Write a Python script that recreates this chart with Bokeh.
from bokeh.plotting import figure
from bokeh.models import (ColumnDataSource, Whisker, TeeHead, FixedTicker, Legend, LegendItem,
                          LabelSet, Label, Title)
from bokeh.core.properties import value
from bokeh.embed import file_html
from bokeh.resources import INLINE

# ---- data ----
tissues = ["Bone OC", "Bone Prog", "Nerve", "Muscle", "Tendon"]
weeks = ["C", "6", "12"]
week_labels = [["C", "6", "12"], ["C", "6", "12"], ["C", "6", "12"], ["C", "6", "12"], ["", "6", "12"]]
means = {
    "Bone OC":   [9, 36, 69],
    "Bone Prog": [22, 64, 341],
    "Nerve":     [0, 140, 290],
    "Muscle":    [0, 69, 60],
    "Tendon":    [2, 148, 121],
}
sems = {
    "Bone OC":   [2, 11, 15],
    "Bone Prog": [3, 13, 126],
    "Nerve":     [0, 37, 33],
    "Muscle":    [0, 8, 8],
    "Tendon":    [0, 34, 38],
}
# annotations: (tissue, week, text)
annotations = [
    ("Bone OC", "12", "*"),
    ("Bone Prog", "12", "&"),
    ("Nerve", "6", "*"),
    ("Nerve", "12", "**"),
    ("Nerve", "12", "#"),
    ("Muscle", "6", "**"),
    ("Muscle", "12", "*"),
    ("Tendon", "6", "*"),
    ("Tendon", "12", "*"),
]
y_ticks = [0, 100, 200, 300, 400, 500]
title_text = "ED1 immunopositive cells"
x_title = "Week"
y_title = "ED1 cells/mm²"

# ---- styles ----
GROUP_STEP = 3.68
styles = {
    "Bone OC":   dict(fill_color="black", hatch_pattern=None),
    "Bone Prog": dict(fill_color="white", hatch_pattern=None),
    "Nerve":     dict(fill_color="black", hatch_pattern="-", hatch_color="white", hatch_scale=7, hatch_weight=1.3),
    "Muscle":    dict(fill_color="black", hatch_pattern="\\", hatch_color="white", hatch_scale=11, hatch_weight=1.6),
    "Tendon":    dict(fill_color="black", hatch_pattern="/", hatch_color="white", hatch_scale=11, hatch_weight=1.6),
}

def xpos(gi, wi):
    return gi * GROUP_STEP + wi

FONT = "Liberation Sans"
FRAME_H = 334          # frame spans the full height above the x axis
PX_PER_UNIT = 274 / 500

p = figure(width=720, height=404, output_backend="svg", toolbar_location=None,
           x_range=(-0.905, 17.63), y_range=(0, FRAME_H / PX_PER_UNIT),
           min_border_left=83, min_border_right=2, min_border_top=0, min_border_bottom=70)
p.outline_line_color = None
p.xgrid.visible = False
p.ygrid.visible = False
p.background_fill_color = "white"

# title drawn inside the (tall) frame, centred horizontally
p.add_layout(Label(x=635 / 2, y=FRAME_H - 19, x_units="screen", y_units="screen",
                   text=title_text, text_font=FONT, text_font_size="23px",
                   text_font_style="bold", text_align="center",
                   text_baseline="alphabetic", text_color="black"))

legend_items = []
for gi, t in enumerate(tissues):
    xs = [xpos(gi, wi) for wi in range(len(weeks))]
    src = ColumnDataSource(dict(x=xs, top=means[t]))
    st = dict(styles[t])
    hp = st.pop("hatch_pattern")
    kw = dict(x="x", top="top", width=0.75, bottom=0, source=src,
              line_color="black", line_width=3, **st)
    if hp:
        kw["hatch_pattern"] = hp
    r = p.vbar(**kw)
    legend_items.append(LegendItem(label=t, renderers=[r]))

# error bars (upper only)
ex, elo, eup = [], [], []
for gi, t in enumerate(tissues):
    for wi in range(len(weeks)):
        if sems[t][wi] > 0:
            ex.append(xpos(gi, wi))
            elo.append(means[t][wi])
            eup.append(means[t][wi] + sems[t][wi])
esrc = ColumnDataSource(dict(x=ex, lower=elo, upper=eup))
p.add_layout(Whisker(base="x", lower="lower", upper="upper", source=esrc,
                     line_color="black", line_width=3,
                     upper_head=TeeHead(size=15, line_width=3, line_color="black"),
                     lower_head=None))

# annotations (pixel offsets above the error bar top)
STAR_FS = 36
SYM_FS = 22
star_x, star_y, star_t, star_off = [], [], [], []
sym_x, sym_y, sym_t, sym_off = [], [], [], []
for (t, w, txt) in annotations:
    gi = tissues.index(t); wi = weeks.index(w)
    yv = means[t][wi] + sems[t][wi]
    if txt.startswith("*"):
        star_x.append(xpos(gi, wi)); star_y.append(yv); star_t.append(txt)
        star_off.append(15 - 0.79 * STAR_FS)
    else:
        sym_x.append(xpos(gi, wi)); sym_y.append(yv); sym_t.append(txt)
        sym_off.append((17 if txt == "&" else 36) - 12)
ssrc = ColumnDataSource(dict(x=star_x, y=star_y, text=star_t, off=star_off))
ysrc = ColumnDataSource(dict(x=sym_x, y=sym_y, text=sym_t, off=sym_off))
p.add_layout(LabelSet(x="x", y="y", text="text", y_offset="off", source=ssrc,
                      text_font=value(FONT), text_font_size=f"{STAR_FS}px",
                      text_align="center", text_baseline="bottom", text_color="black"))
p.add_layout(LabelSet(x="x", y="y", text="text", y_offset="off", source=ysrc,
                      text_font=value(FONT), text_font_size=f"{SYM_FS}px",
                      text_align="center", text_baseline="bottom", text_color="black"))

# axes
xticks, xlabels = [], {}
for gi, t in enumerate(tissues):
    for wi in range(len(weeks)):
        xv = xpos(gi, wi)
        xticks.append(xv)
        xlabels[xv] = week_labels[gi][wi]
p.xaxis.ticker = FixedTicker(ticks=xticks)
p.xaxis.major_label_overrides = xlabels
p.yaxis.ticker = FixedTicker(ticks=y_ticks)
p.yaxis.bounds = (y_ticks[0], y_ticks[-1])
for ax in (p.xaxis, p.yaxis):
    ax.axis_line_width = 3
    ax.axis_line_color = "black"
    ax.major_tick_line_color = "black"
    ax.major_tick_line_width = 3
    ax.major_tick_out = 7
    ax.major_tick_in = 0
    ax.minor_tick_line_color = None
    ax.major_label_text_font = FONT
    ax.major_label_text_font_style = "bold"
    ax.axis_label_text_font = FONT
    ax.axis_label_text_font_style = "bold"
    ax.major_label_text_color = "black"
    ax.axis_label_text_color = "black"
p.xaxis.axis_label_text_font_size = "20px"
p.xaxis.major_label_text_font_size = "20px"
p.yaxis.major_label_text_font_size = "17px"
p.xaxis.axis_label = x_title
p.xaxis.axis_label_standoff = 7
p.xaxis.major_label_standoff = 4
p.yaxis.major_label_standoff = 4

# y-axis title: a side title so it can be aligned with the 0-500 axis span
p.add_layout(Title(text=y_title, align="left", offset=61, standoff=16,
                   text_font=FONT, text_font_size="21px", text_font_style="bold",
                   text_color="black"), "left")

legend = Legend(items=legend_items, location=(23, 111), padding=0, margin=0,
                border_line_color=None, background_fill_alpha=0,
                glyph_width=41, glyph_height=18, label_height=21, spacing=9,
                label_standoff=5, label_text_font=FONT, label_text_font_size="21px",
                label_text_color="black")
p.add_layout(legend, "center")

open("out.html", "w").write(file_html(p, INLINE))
_ _ _
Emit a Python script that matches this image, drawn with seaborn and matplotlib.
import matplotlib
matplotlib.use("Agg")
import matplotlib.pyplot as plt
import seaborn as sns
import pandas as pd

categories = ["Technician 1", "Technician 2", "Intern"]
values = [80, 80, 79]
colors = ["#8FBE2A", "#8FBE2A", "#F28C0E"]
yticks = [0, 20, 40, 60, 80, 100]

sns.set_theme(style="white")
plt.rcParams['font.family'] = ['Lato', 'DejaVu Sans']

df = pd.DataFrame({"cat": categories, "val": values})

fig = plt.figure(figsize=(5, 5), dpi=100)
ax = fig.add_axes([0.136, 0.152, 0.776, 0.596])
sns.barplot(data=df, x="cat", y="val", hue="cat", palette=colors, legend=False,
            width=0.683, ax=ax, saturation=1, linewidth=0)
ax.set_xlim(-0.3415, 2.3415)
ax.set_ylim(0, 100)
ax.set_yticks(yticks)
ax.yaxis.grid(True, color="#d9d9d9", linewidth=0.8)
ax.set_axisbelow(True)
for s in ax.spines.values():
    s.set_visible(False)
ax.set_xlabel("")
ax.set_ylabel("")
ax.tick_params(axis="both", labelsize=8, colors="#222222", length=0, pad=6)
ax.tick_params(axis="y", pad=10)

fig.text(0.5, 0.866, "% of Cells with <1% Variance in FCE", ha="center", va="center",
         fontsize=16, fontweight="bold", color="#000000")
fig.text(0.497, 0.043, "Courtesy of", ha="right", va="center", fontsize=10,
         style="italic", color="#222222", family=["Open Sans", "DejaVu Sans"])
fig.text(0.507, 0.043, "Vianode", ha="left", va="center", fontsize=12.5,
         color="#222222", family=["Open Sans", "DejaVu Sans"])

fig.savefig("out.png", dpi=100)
_ _ _
In the data above, find the line that contains "Emit a Python" and the line that contains "import pandas as pd". Repeat exactly those lines and every line between them, and only those.

Emit a Python script that matches this image, drawn with seaborn and matplotlib.
import matplotlib
matplotlib.use("Agg")
import matplotlib.pyplot as plt
import seaborn as sns
import pandas as pd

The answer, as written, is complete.